The City's bonus culture is claimed to lie at the heart of the current crisis. Is reform possible?

When Mervyn King unveiled his £50bn initiative to unblock the money markets, he was at pains to stress that the measure was not intended to protect the banks, but to protect the public from the banks. He has since warmed to his theme by launching an unprecedented attack on the bonus culture in the City, which he claimed was partly responsible for the current crisis because it encourages excessive risk-taking.

The Bank of England's governor is in good company: the director-general of the CBI, Richard Lambert, US economist Joseph Stiglitz and the Archbishop of Canterbury, Rowan Williams, have all made similar points, though the latter wisely declined to be drawn on the details of how the regulation of high salaries might be achieved.

Their remarks reflect a growing clamour that something must be done. The question is: what?

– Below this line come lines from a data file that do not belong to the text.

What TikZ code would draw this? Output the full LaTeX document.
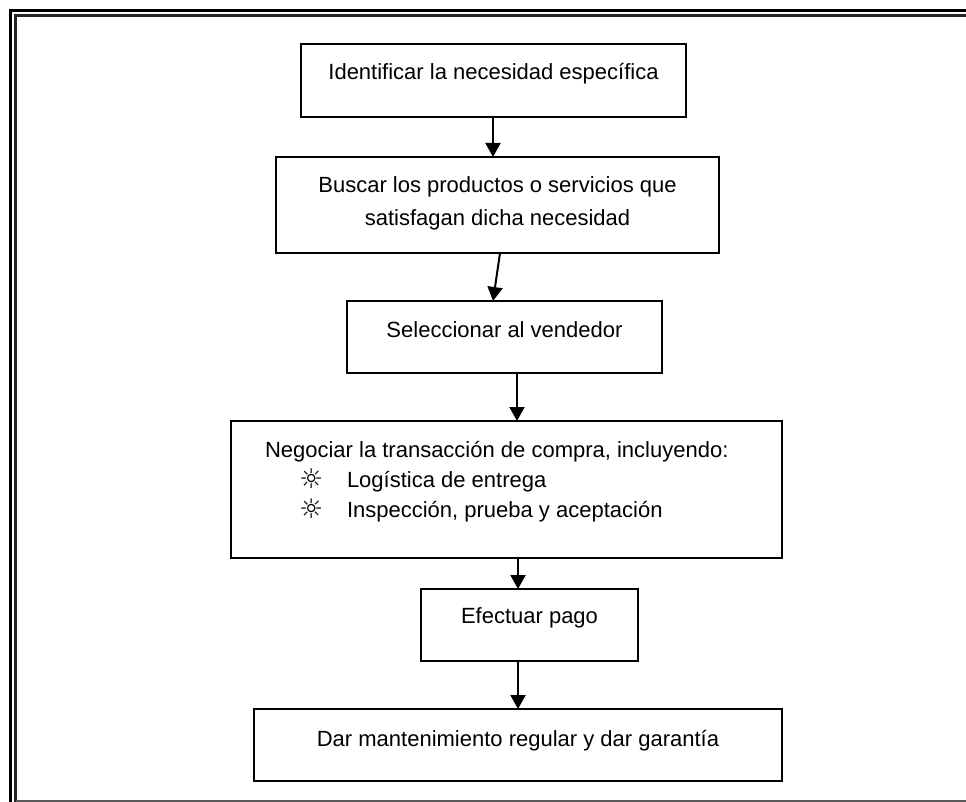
\documentclass[tikz,border=0pt]{standalone}
\usepackage{fontspec}
\setmainfont{Liberation Sans}
\newfontfamily\symfont{DejaVu Sans}
\usetikzlibrary{arrows.meta}

% bullet sign used in the negotiation step
\newcommand{\sunmark}{\smash{\raisebox{-1.5pt}{\symfont\fontsize{27pt}{27pt}\selectfont ☼}}}

\tikzset{
  stepbox/.style={draw=black, line width=2pt, rectangle, inner sep=0pt, outer sep=0pt},
  lbl/.style={inner sep=0pt, outer sep=0pt, font=\fontsize{22pt}{33pt}\selectfont},
  flow/.style={draw=black, line width=2pt, -{Triangle[length=14pt,width=15pt]}},
}

\begin{document}
\begin{tikzpicture}[x=1pt, y=-1pt]
  \useasboundingbox (0,0) rectangle (966,802);

  % double page frame, open on the right
  \draw[black, line width=3pt] (10.5,802) -- (10.5,10.5) -- (966,10.5);
  \draw[black!85, line width=2.5pt] (15.5,802) -- (15.5,15.5) -- (966,15.5);
  \draw[black!65, line width=2pt] (15.5,801) -- (966,801);

  % process steps
  \node[stepbox, minimum width=385pt, minimum height=73pt] (b1) at (493.5,80.5) {};
  \node[stepbox, minimum width=443pt, minimum height=96pt] (b2) at (497.5,205) {};
  \node[stepbox, minimum width=315pt, minimum height=72pt] (b3) at (504.5,337) {};
  \node[stepbox, minimum width=551pt, minimum height=137pt] (b4) at (506.5,489.5) {};
  \node[stepbox, minimum width=217pt, minimum height=72pt] (b5) at (529.5,625) {};
  \node[stepbox, minimum width=528pt, minimum height=72pt] (b6) at (518,745) {};

  % step texts
  \node[lbl, anchor=base] (t1) at (493.5,80) {Identificar la necesidad específica};
  \node[lbl, anchor=base] (t2) at (497.5,193)
    {\begin{tabular}[t]{@{}c@{}}Buscar los productos o servicios que\\ satisfagan dicha necesidad\end{tabular}};
  \node[lbl, anchor=base] (t3) at (504.5,337) {Seleccionar al vendedor};
  \node[lbl, anchor=base west, font=\fontsize{22pt}{30pt}\selectfont] (t4) at (265,457)
    {\begin{tabular}[t]{@{}l@{}}Negociar la transacción de compra, incluyendo:\\
      \makebox[82pt][l]{\hspace{34pt}\sunmark}Logística de entrega\\
      \makebox[82pt][l]{\hspace{34pt}\sunmark}Inspección, prueba y aceptación\end{tabular}};
  \node[lbl, anchor=base] (t5) at (529.5,623) {Efectuar pago};
  \node[lbl, anchor=base] (t6) at (518,746) {Dar mantenimiento regular y dar garantía};

  % connectors
  \draw[flow] (b1.south -| 493,0) -- (b2.north -| 493,0);
  \draw[flow] (b2.south -| 500,0) -- (b3.north -| 493,0);
  \draw[flow] (b3.south -| 517,0) -- (b4.north -| 517,0);
  \draw[flow] (b4.south -| 518,0) -- (b5.north -| 518,0);
  \draw[flow] (b5.south -| 518,0) -- (b6.north -| 518,0);
\end{tikzpicture}
\end{document}
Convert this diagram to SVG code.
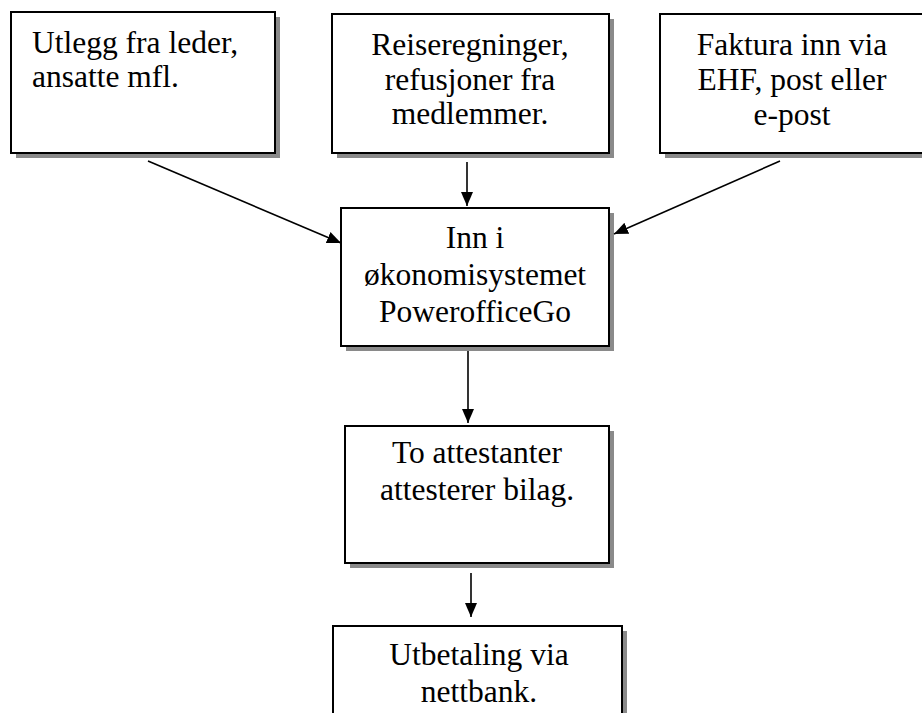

The answer is to find a way of making City high-fliers more accountable for their actions. How many of these bankers would have been quite so keen to punt on financial products they clearly did not understand if they had been forced to play with their own chips?

King believes the focus should be on eliminating short-termism – exactly the point made by UBS in a damning report into its own $38bn write-offs. The bank said it had been paying some staff for the gross revenue they generated, rather than the actual profit – with the upshot that they received big immediate bonuses and not enough longer-term incentives, such as deferred shares.

No other bank has made such a public mea culpa, but it is plain they're all reviewing their rewards policies. Even so, we're unlikely to see much of a change. The old argument in defence of colossal payouts always wins out: "If we don't pay big bonuses, our good people are going to walk."

In an ideal world, it would be a matter for the market. Investors should sell shares in banks that have a policy of paying jumbo bonuses to reckless traders; those paying on long-term performance would then automatically be rewarded with a higher stock market rating.

Nice idea, but unfortunately shareholders haven't been doing their bit: pressure for radical reform to align rewards with long-term returns has been muted. It has been left to the Bank and the CBI to push for change.

If it is not forthcoming, we will have learnt nothing – and can expect another banking boom and bust, another round of rights issues and another round of dividend cuts, probably in around 2020.